By 1925, Holdridge had transferred to the Cavalry, while still assigned to the Reserve Corps in New York. He was later appointed as assistant professor of History and Social Sciences at West Point, and also taught summer sessions at Columbia University during 1928. Before 1930, Holdridge had been transferred to the Army's Cavalry School at Fort Riley, Kansas, his wife and son this time accompanying him.

Holdridge remained with Training Commands for the rest of his Army career. He was promoted to colonel and headed the Plans Training Division of the Adjutant General's Department at the onset of World War II, and was assigned as commandant of the Adjutant General School at Fort Washington, Maryland, on January 19, 1942. He also became director, schools training, Army Administration Schools, and was promoted to brigadier general in early 1942. In this position, Holdridge was responsible for implementing the opening of Officer Candidate Schools at colleges around the country, to provide twelve-week courses of instruction for the massive increase in the US Army's officer corps during 1942–1944. Holdridge saw that many of these schools were opened at smaller public and private colleges and universities that had been hard hit by loss of students to military service, helping to ensure their financial viability during the war years. For his efforts, he was awarded a Doctor of Laws degree by Grinnell College on January 24, 1943.

===Controversy===
In May 1944, Holdridge became the only U.S. general officer to retire during World War II. The reasons for this early retirement are not known. Speculation has centered on his later political actions; among his relatives it was rumored that he was denied permission to publish a book of economic theories and chose to retire.

===Political career===
Within six months of having retired, Holdridge gave a speech at a Socialist Party meeting in New York City, decrying the ideas of the two presidential contenders, Franklin D. Roosevelt and Thomas E. Dewey. Holdridge was quoted as saying:

In electing Dewey, instead of Roosevelt, you don't change horses in the middle of the stream, you merely change jockeys of the same old capitalistic horse, both competing for the privilege of leading the country into Fascism.

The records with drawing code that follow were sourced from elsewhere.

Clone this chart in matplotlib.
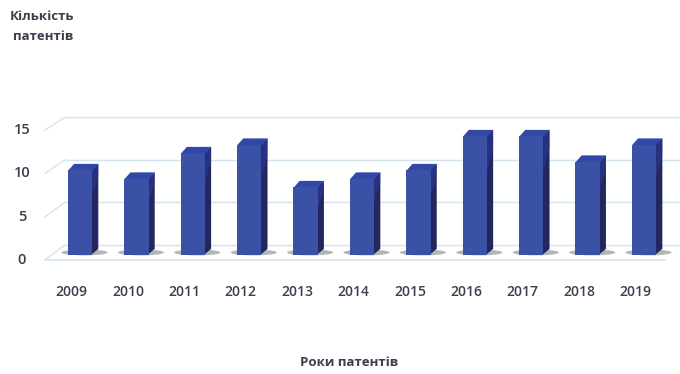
import matplotlib.pyplot as plt
from matplotlib.patches import Polygon, Ellipse, Rectangle

plt.rcParams['font.family'] = ['Open Sans', 'DejaVu Sans']

years = ['2009', '2010', '2011', '2012', '2013', '2014', '2015', '2016', '2017', '2018', '2019']
patents = [10, 9, 12, 13, 8, 9, 10, 14, 14, 11, 13]
yticks = [0, 5, 10, 15]

front_col = '#3b51a6'
top_col = '#3248a6'
side_col = '#232760'
side_hi = '#2d3894'
grid_col = '#d3e4f1'
text_col = '#3a3f4c'

fig = plt.figure(figsize=(6.8, 3.74), dpi=100)
ax = fig.add_axes([0, 0, 1, 1])
ax.set_xlim(-1.418, 10.638)
ax.set_ylim(-14, 30)
ax.axis('off')

w = 0.43      # front face width
dx = 0.11     # depth offset, x
dy = 0.72     # depth offset, y
back = 1.2    # back wall shift
wall_x0 = -0.266
front_x0 = -0.62
ov = 0.02     # overlap so faces join without a seam

# back wall gridlines and the slanted side wall lines
for v in yticks:
    ax.plot([wall_x0, 10.7], [v + back, v + back], color=grid_col, lw=1.0, zorder=1)
    fy = v * 1.02 - 0.6
    ax.plot([front_x0, wall_x0], [fy, v + back], color=grid_col, lw=1.0, zorder=1)
# floor front edge
ax.plot([front_x0, 10.37], [-0.6, -0.6], color=grid_col, lw=1.2, zorder=1)

for i, v in enumerate(patents):
    x0 = i - w / 2
    x1 = i + w / 2
    # shadow on the floor
    ax.add_patch(Ellipse((i + 0.08, 0.3), 0.82, 0.7, color='#858585', alpha=0.6, lw=0, zorder=2))
    # side face, with a lighter band near the top
    ax.add_patch(Polygon([(x1 - ov, 0), (x1 + dx, dy), (x1 + dx, v + dy), (x1 - ov, v)],
                         closed=True, color=side_col, lw=0, zorder=3))
    ax.add_patch(Polygon([(x1, v), (x1 + dx, v + dy), (x1 + dx, v * 0.85 + dy), (x1, v * 0.7)],
                         closed=True, color=side_hi, alpha=0.6, lw=0, zorder=3))
    # top face
    ax.add_patch(Polygon([(x0, v - 0.1), (x1, v - 0.1), (x1 + dx, v + dy), (x0 + dx, v + dy)],
                         closed=True, color=top_col, lw=0, zorder=3))
    # front face
    ax.add_patch(Rectangle((x0, 0), w, v, facecolor=front_col, edgecolor='none', zorder=4))
    ax.text(i - 0.15, -4.35, years[i], ha='center', va='center', fontsize=10,
            fontweight='semibold', color=text_col)

for v in yticks:
    ax.text(-1.03, v * 1.02 - 0.6, str(v), ha='center', va='center', fontsize=10.5,
            fontweight='semibold', color=text_col)

fig.text(0.062, 0.955, 'Кількість', ha='center', va='center', fontsize=9.5,
         fontweight='bold', color=text_col)
fig.text(0.064, 0.903, 'патентів', ha='center', va='center', fontsize=9.5,
         fontweight='bold', color=text_col)
fig.text(0.513, 0.032, 'Роки патентів', ha='center', va='center', fontsize=9.5,
         fontweight='bold', color=text_col)

fig.savefig('out.png', dpi=100)
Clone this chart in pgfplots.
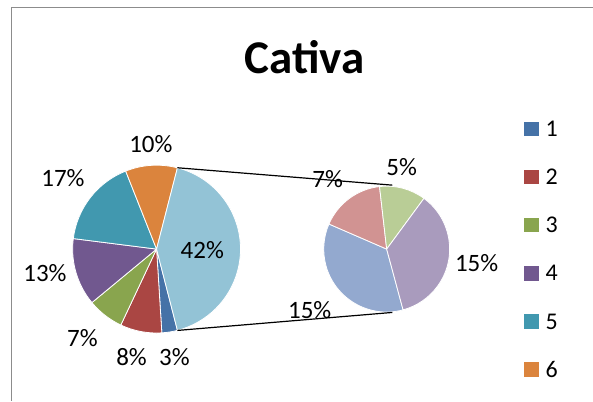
\documentclass[border=0pt]{standalone}
\usepackage{fontspec}
\setmainfont{Carlito}
\usepackage{pgfplots}
\usepackage{pgfplotstable}
\pgfplotsset{compat=1.18}
\definecolor{c1}{HTML}{4572A7}
\definecolor{c2}{HTML}{AA4643}
\definecolor{c3}{HTML}{89A54E}
\definecolor{c4}{HTML}{71588F}
\definecolor{c5}{HTML}{4198AF}
\definecolor{c6}{HTML}{DB843D}
\definecolor{c7}{HTML}{93A9CF}
\definecolor{c8}{HTML}{D19392}
\definecolor{c9}{HTML}{B9CD96}
\definecolor{c10}{HTML}{A99BBD}
\definecolor{c11}{HTML}{93C3D6}
\definecolor{framegray}{HTML}{8C8C8C}

% main pie: series 1..6 and the combined "other" slice
\pgfplotstableread{
val col
3 c1
8 c2
7 c3
13 c4
17 c5
10 c6
42 c11
}\maintable
% second pie: the split of the 42% slice
\pgfplotstableread{
val col
15 c7
7 c8
5 c9
15 c10
}\subtable

\newcommand\buildpie[7]{%
  \gdef#7{}\xdef\curang{#5}%
  \pgfplotstablegetrowsof{#1}\pgfmathtruncatemacro\lastrow{\pgfplotsretval-1}%
  \foreach \i in {0,...,\lastrow}{%
    \pgfplotstablegetelem{\i}{val}\of#1\let\sliceval\pgfplotsretval
    \pgfplotstablegetelem{\i}{col}\of#1\let\slicecol\pgfplotsretval
    \pgfmathsetmacro\endang{\curang-\sliceval*360/#6}%
    \xdef#7{\unexpanded\expandafter{#7}\noexpand\fill[\slicecol,draw=white,line width=0.8pt] (axis cs:#2,#3) -- ++(\curang:#4pt) arc[start angle=\curang,end angle=\endang,radius=#4pt] -- cycle;}%
    \xdef\curang{\endang}%
  }}

\begin{document}
\buildpie{\maintable}{156.7}{249.3}{84}{-75.6}{100}{\mainpie}%
\buildpie{\subtable}{387}{249.3}{63}{-74.9}{42}{\subpie}%
\begin{tikzpicture}
\begin{axis}[hide axis, scale only axis, width=593pt, height=401pt,
  xmin=0, xmax=593, ymin=0, ymax=401, y dir=reverse, clip=false]
\path (axis cs:0,0) rectangle (axis cs:593,401);
\draw[framegray, line width=1pt] (axis cs:11.5,401) -- (axis cs:11.5,8) -- (axis cs:593,8);
\mainpie
\subpie
\draw[black, line width=1.2pt] (axis cs:177.6,167.9) -- (axis cs:392.7,185.3);
\draw[black, line width=1.2pt] (axis cs:177.6,330.7) -- (axis cs:392.7,312.7);
\node[anchor=base, font=\fontsize{47}{50}\selectfont\bfseries] at (axis cs:305,74) {Cativa};
\begin{scope}[every node/.style={anchor=base, inner sep=0pt, font=\fontsize{25}{28}\selectfont}]
\node at (axis cs:151,152.7) {10\%};
\node at (axis cs:63,186.5) {17\%};
\node at (axis cs:45,282) {13\%};
\node at (axis cs:202.5,258.3) {42\%};
\node at (axis cs:82.5,346.5) {7\%};
\node at (axis cs:131.7,366) {8\%};
\node at (axis cs:174.5,366) {3\%};
\node at (axis cs:328,188) {7\%};
\node at (axis cs:402,176) {5\%};
\node at (axis cs:477,272) {15\%};
\node at (axis cs:310,318.5) {15\%};
\end{scope}
\pgfplotsinvokeforeach{1,...,6}{
  \fill[c#1] (axis cs:524,{136.5+(#1-1)*48.2-14.8}) rectangle (axis cs:539,{136.5+(#1-1)*48.2-0.3});
  \node[anchor=base west, inner sep=0pt, font=\fontsize{24}{28}\selectfont] at (axis cs:546,{136.6+(#1-1)*48.2}) {#1};
}
\end{axis}
\end{tikzpicture}
\end{document}
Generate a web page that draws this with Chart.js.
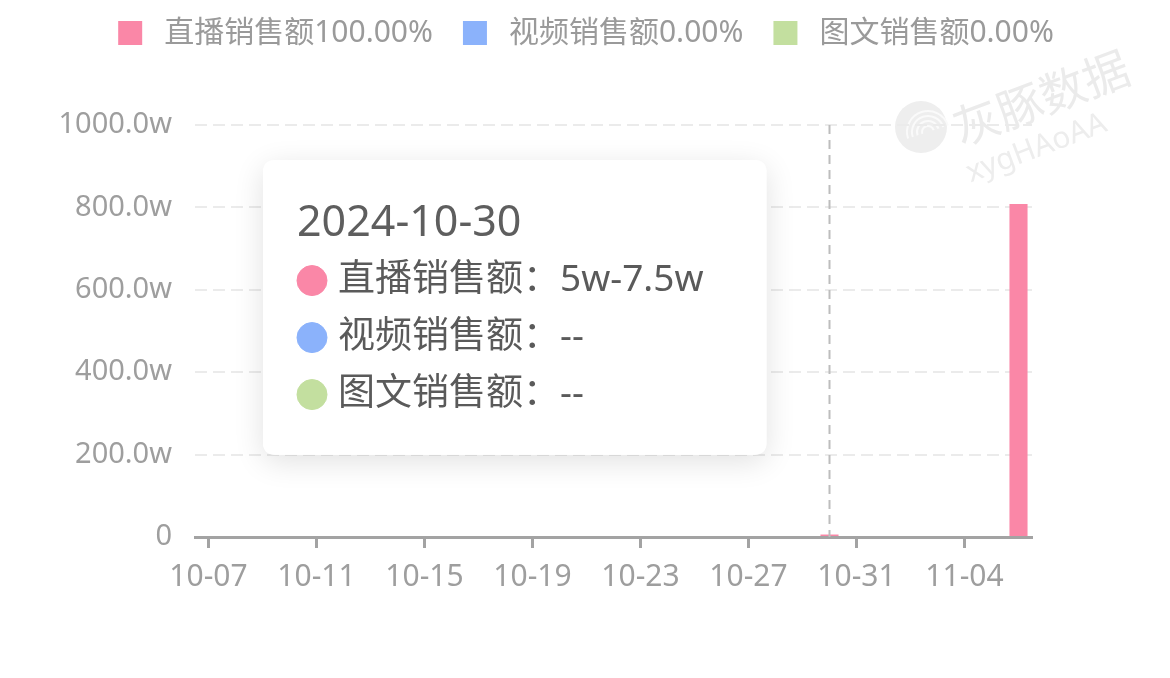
<!DOCTYPE html>
<html>
<head>
<meta charset="utf-8">
<script src="https://cdn.jsdelivr.net/npm/chart.js@4.4.1/dist/chart.umd.min.js"></script>
<style>
  html, body { margin: 0; padding: 0; background: #fff; }
  #wrap { width: 1170px; height: 678px; }
</style>
</head>
<body>
<div id="wrap"><canvas id="myChart"></canvas></div>
<script>
  const labels = ['10-07', '10-08', '10-09', '10-10', '10-11', '10-12', '10-13', '10-14',
    '10-15', '10-16', '10-17', '10-18', '10-19', '10-20', '10-21', '10-22', '10-23',
    '10-24', '10-25', '10-26', '10-27', '10-28', '10-29', '10-30', '10-31',
    '11-01', '11-02', '11-03', '11-04', '11-05', '11-06'];
  const seriesNames = ['直播销售额', '视频销售额', '图文销售额'];
  const shareText = ['100.00%', '0.00%', '0.00%'];
  // sales in w (万)
  const liveSales = [null, null, null, null, null, null, null, null, null, null, null, null,
    null, null, null, null, null, null, null, null, null, null, null, 6, null,
    null, null, null, null, null, 808];
  const videoSales = labels.map(() => null);
  const textSales = labels.map(() => null);
  const yTicks = [0, 200, 1000];

  const hoverDay = '10-30';
  const hoverLiveRange = '5w-7.5w';

  const colors = ['#fa87a7', '#8bb2fb', '#c3df9f'];
  const FONT = '"Noto Sans", "Noto Sans CJK SC", sans-serif';

  // legend swatch: transparent gap on the left so items sit like the original
  function swatch(color) {
    const c = document.createElement('canvas');
    c.width = 43; c.height = 24;
    const g = c.getContext('2d');
    g.fillStyle = color;
    g.fillRect(12, 0, 24, 24);
    return c;
  }

  Chart.Tooltip.positioners.pinned = function () {
    return { x: 263 + 12, y: 160 };
  };

  const legendSpace = {
    id: 'legendSpace',
    afterInit(chart) {
      const fit = chart.legend.fit;
      chart.legend.fit = function () {
        fit.call(this);
        this.height = 125;
      };
    }
  };

  const hoverLine = {
    id: 'hoverLine',
    afterDatasetsDraw(chart) {
      const ctx = chart.ctx;
      const x = chart.scales.x.getPixelForValue(labels.indexOf(hoverDay));
      const { top, bottom } = chart.chartArea;
      ctx.save();
      ctx.strokeStyle = '#bdbdbd';
      ctx.lineWidth = 2;
      ctx.setLineDash([9, 6]);
      ctx.beginPath();
      ctx.moveTo(x, top);
      ctx.lineTo(x, bottom);
      ctx.stroke();
      ctx.restore();
    }
  };

  const tooltipShadow = {
    id: 'tooltipShadow',
    beforeTooltipDraw(chart, args) {
      const t = args.tooltip;
      const ctx = chart.ctx;
      ctx.save();
      ctx.shadowColor = 'rgba(0,0,0,0.12)';
      ctx.shadowBlur = 30;
      ctx.shadowOffsetY = 7;
      ctx.fillStyle = '#fff';
      ctx.beginPath();
      ctx.roundRect(t.x, t.y, t.width, t.height, 12);
      ctx.fill();
      ctx.restore();
    }
  };

  const watermark = {
    id: 'watermark',
    beforeDraw(chart) {
      const ctx = chart.ctx;
      ctx.save();
      ctx.fillStyle = '#eeeeee';
      ctx.beginPath();
      ctx.arc(921, 127, 26, 0, Math.PI * 2);
      ctx.fill();
      ctx.strokeStyle = '#fafafa';
      ctx.lineWidth = 2;
      for (let r = 6; r < 22; r += 5) {
        ctx.beginPath();
        ctx.arc(928, 132, r, Math.PI * 0.9, Math.PI * 1.9);
        ctx.stroke();
      }
      ctx.translate(955, 130);
      ctx.rotate(-0.36);
      ctx.fillStyle = '#ebebeb';
      ctx.font = '46px "Noto Sans CJK SC"';
      ctx.fillText('灰豚数据', 0, 0);
      ctx.font = '30px "Noto Sans"';
      ctx.fillStyle = '#ededed';
      ctx.fillText('xygHAoAA', -4, 46);
      ctx.restore();
    }
  };

  const chart = new Chart(document.getElementById('myChart'), {
    type: 'bar',
    data: {
      labels: labels,
      datasets: [
        { label: seriesNames[0], data: liveSales, backgroundColor: colors[0] },
        { label: seriesNames[1], data: videoSales, backgroundColor: colors[1] },
        { label: seriesNames[2], data: textSales, backgroundColor: colors[2] }
      ]
    },
    options: {
      responsive: true,
      maintainAspectRatio: false,
      animation: false,
      events: [],
      layout: { padding: { left: 0, right: 10, top: 0, bottom: 0 } },
      datasets: { bar: { categoryPercentage: 1, barPercentage: 0.67 } },
      scales: {
        x: {
          stacked: true,
          grid: {
            display: true,
            drawOnChartArea: false,
            drawTicks: true,
            offset: false,
            tickLength: 11,
            tickWidth: 3,
            tickColor: c => (c.index % 4 === 0 ? '#a3a3a3' : 'rgba(0,0,0,0)')
          },
          border: { display: true, color: '#a3a3a3', width: 3 },
          ticks: {
            autoSkip: false,
            maxRotation: 0,
            padding: 11,
            color: '#9e9e9e',
            font: { family: FONT, size: 30 },
            callback: (v, i) => (i % 4 === 0 ? labels[i] : '')
          },
          afterFit(s) { s.height = 141; }
        },
        y: {
          stacked: true,
          min: yTicks[0],
          max: yTicks[2],
          grid: { color: '#ebebeb', lineWidth: 2, drawTicks: false },
          border: { display: false, dash: [12, 6] },
          ticks: {
            stepSize: yTicks[1],
            padding: 23,
            color: '#9e9e9e',
            font: { family: FONT, size: 29 },
            callback: v => (v === 0 ? '0' : v.toFixed(1) + 'w')
          },
          afterFit(s) { s.width = 195; }
        },
        right: {
          position: 'right',
          display: true,
          grid: { display: false },
          border: { display: false },
          ticks: { display: false },
          afterFit(s) { s.width = 128; }
        }
      },
      plugins: {
        legend: {
          position: 'top',
          labels: {
            usePointStyle: true,
            pointStyleWidth: 43,
            boxHeight: 24,
            padding: 18,
            color: '#9a9a9a',
            font: { family: FONT, size: 30 },
            generateLabels: ch => ch.data.datasets.map((ds, i) => ({
              text: ds.label + shareText[i],
              fillStyle: ds.backgroundColor,
              strokeStyle: ds.backgroundColor,
              lineWidth: 0,
              pointStyle: swatch(ds.backgroundColor),
              hidden: false,
              datasetIndex: i,
              fontColor: '#9a9a9a'
            }))
          }
        },
        tooltip: {
          enabled: true,
          position: 'pinned',
          xAlign: 'left',
          yAlign: 'top',
          caretSize: 0,
          caretPadding: 0,
          cornerRadius: 12,
          backgroundColor: '#ffffff',
          titleColor: '#5e5e5e',
          bodyColor: '#5a5a5a',
          titleFont: { family: FONT, size: 43, weight: 'normal', lineHeight: 1.125 },
          bodyFont: { family: FONT, size: 37, lineHeight: 1.2 },
          titleMarginBottom: 10,
          bodySpacing: 12.6,
          padding: { top: 40, bottom: 38, left: 34, right: 63 },
          usePointStyle: true,
          boxWidth: 30,
          boxHeight: 30,
          boxPadding: 9,
          callbacks: {
            title: items => '2024-' + items[0].label,
            label: c => c.dataset.label + '：' + (c.raw == null ? '--' : hoverLiveRange),
            labelColor: c => ({ backgroundColor: colors[c.datasetIndex], borderColor: colors[c.datasetIndex], borderWidth: 0 }),
            labelPointStyle: () => ({ pointStyle: 'circle', rotation: 0 })
          }
        }
      }
    },
    plugins: [legendSpace, watermark, hoverLine, tooltipShadow]
  });

  const hi = labels.indexOf(hoverDay);
  chart.tooltip.setActiveElements(
    [0, 1, 2].map(d => ({ datasetIndex: d, index: hi })),
    { x: chart.scales.x.getPixelForValue(hi), y: 300 }
  );
  chart.update();
</script>
</body>
</html>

Unexpected as this opinion might be coming from a recently retired general, it at least expressed a fairly orthodox Socialist position. From this point on, however, Holdridge's public statements would become increasingly unorthodox and inconsistent, reflecting no coherent ideological basis. Opposition to mental health reform and the Roman Catholic Church, commitment to pacifism, and championship of returning Native American tribes to government by traditional chieftains, were among the few positions that he did hold consistently over the years.

====1948 presidential election====

Notwithstanding his support for the Socialist ticket in 1944, Holdridge put himself forth as a candidate for the Democratic Party presidential nomination in 1948. His candidacy was brought to an abrupt halt over a lawsuit Holdridge filed against then Representative John E. Rankin (D) of Mississippi. Holdridge filed for defamation of character, claiming Rankin had slandered him in comments made to a reporter in a Congressional cloakroom during 1946. A Federal District judge ruled against Holdridge, saying that such a conversation, in person, and within the Capitol building, was immune to lawsuit.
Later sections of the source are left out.